Please retype the records below exactly, from the first line through the line containing "ax.set_facecolor(bg)", and leave out any pictures.

* BEGIN Records to process *

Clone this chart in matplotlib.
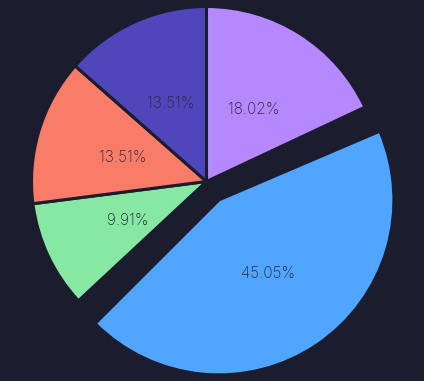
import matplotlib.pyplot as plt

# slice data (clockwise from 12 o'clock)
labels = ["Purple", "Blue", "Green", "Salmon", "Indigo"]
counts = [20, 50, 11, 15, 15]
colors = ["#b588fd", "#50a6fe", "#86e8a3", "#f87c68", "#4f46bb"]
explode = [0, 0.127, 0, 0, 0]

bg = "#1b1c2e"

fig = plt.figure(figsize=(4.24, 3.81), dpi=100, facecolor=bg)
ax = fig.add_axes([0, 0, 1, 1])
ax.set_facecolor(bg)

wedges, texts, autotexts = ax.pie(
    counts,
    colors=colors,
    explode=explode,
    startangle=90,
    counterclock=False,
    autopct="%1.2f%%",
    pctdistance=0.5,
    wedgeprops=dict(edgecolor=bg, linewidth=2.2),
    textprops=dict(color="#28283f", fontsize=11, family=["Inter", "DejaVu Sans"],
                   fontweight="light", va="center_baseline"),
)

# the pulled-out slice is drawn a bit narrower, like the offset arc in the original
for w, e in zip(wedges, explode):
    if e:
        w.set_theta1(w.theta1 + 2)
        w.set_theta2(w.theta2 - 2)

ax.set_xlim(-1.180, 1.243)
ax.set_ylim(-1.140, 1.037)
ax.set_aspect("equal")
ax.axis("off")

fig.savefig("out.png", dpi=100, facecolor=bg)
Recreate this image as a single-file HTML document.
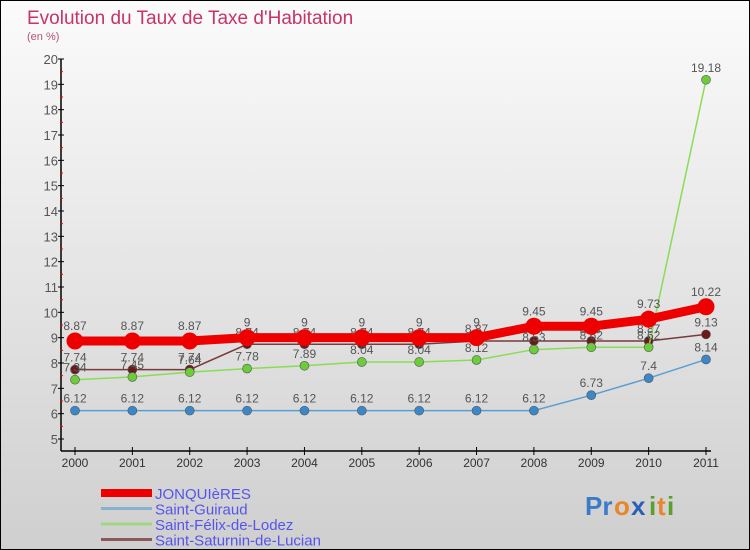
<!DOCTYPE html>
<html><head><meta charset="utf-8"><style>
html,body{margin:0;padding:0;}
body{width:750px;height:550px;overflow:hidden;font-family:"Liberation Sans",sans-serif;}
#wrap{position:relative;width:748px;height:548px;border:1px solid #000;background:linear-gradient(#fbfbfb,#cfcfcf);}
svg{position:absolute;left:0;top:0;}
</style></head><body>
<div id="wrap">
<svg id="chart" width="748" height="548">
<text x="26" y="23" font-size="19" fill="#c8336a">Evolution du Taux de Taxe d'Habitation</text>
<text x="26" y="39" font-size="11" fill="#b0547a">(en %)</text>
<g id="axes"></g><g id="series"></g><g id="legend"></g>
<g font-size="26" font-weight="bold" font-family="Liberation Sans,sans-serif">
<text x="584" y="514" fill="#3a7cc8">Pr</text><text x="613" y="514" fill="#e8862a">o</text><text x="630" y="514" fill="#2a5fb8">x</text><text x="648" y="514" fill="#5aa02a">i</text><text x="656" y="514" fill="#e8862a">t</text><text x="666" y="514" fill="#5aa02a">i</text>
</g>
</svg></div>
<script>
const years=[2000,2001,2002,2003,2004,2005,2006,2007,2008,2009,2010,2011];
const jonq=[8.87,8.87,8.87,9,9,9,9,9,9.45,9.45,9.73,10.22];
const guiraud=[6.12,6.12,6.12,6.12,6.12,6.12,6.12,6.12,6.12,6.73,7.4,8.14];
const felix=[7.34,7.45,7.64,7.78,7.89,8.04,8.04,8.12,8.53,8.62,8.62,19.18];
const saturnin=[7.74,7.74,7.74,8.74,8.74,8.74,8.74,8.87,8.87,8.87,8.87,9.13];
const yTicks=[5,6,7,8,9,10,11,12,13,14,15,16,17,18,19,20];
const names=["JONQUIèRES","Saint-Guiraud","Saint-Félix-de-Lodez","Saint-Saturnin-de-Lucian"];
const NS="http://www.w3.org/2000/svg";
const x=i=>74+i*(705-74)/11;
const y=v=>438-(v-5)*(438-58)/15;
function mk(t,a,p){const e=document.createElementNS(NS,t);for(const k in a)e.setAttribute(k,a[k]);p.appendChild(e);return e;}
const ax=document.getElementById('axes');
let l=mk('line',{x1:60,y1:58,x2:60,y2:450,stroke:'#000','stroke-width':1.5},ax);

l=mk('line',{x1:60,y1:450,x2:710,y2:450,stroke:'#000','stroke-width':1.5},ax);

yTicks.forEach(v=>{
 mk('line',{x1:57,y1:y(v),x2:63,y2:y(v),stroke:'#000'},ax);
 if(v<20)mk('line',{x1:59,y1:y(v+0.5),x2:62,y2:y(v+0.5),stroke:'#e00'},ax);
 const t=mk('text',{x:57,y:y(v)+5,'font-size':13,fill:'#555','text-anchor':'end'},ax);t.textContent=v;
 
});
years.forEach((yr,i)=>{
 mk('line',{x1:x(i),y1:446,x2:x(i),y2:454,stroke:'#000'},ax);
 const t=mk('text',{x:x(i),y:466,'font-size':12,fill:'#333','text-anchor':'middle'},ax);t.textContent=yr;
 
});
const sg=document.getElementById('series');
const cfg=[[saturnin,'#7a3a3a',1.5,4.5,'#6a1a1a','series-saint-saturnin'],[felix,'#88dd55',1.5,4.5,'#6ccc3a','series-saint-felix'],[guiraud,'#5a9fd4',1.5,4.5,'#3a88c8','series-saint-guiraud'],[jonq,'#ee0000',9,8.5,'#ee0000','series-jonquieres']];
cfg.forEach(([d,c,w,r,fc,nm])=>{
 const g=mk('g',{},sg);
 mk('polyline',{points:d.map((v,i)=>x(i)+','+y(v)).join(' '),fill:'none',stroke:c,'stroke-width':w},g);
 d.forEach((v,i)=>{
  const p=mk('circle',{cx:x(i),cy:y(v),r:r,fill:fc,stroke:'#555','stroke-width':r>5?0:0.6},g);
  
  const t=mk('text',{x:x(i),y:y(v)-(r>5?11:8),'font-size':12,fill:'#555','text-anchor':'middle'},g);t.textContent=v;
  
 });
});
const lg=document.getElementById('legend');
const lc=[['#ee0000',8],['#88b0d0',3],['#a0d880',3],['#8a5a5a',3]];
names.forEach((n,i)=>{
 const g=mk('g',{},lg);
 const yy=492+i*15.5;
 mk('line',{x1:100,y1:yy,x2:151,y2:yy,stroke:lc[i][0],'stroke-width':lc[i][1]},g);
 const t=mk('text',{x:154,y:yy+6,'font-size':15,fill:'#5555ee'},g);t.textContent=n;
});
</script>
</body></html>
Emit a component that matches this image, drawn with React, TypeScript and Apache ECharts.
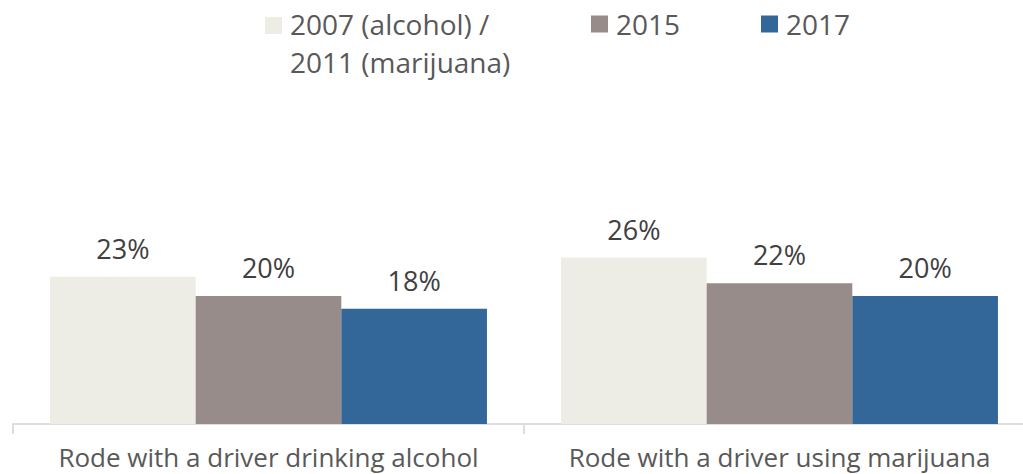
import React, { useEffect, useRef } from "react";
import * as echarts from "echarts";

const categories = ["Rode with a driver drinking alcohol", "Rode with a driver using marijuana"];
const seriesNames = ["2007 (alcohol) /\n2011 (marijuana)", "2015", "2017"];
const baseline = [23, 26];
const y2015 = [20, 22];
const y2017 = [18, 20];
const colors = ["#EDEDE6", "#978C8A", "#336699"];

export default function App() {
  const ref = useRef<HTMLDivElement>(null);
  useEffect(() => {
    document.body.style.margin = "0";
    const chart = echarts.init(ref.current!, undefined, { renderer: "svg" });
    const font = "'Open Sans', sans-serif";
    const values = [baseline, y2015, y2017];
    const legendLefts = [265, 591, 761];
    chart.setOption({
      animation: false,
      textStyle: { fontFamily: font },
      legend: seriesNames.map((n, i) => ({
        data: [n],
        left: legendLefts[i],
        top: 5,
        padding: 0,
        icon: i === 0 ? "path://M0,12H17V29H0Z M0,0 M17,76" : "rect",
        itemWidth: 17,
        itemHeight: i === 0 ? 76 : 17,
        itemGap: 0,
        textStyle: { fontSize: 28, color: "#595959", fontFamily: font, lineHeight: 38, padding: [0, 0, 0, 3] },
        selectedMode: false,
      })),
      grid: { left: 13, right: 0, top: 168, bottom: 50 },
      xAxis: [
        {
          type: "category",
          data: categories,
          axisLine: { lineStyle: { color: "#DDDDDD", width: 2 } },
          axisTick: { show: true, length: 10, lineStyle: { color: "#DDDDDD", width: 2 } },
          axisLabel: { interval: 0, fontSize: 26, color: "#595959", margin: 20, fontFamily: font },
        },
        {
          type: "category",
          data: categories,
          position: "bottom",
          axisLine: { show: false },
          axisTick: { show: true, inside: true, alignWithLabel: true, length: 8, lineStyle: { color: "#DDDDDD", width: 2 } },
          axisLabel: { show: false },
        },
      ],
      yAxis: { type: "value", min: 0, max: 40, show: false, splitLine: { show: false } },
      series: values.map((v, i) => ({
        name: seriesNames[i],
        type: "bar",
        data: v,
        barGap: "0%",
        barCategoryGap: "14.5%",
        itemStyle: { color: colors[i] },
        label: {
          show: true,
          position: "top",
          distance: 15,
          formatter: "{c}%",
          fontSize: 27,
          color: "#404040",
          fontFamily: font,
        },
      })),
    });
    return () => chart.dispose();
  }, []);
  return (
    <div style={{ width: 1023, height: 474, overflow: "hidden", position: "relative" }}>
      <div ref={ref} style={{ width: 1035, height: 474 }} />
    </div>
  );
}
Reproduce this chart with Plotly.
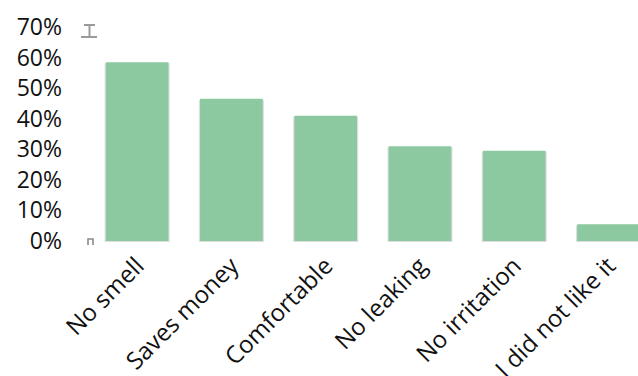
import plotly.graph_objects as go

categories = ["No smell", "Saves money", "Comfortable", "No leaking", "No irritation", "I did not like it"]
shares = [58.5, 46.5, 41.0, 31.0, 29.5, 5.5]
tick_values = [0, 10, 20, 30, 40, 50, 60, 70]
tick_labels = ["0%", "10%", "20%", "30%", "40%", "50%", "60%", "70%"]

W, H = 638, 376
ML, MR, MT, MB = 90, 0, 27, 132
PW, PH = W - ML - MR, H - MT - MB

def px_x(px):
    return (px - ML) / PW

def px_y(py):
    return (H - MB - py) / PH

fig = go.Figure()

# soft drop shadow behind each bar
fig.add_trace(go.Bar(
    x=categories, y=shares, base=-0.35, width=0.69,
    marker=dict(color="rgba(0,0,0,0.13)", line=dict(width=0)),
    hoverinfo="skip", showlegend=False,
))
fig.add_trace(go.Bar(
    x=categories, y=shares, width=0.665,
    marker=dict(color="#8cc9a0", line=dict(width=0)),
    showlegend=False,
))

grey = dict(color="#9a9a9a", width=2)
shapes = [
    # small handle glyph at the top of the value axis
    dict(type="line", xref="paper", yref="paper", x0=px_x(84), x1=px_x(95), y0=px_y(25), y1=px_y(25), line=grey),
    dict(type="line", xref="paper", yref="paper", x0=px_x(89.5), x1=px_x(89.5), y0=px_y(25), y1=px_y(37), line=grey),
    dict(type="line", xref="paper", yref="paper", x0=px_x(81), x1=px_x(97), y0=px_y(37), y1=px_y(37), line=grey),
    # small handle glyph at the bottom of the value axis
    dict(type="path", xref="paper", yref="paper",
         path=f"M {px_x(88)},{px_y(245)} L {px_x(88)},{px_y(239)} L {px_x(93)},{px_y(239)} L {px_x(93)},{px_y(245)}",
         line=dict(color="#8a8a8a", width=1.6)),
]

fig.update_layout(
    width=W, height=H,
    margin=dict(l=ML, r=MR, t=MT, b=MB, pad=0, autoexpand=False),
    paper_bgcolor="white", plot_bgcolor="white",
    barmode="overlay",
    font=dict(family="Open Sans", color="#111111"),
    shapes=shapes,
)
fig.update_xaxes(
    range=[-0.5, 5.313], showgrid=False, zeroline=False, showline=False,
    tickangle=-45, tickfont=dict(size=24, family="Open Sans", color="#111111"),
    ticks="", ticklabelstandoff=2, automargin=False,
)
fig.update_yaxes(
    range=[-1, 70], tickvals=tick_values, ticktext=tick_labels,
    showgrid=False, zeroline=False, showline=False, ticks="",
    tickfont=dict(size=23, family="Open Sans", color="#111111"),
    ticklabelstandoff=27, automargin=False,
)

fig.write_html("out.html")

* END Records to process *

Solved exercise:
Clone this chart in matplotlib.
import matplotlib.pyplot as plt

# slice data (clockwise from 12 o'clock)
labels = ["Purple", "Blue", "Green", "Salmon", "Indigo"]
counts = [20, 50, 11, 15, 15]
colors = ["#b588fd", "#50a6fe", "#86e8a3", "#f87c68", "#4f46bb"]
explode = [0, 0.127, 0, 0, 0]

bg = "#1b1c2e"

fig = plt.figure(figsize=(4.24, 3.81), dpi=100, facecolor=bg)
ax = fig.add_axes([0, 0, 1, 1])
ax.set_facecolor(bg)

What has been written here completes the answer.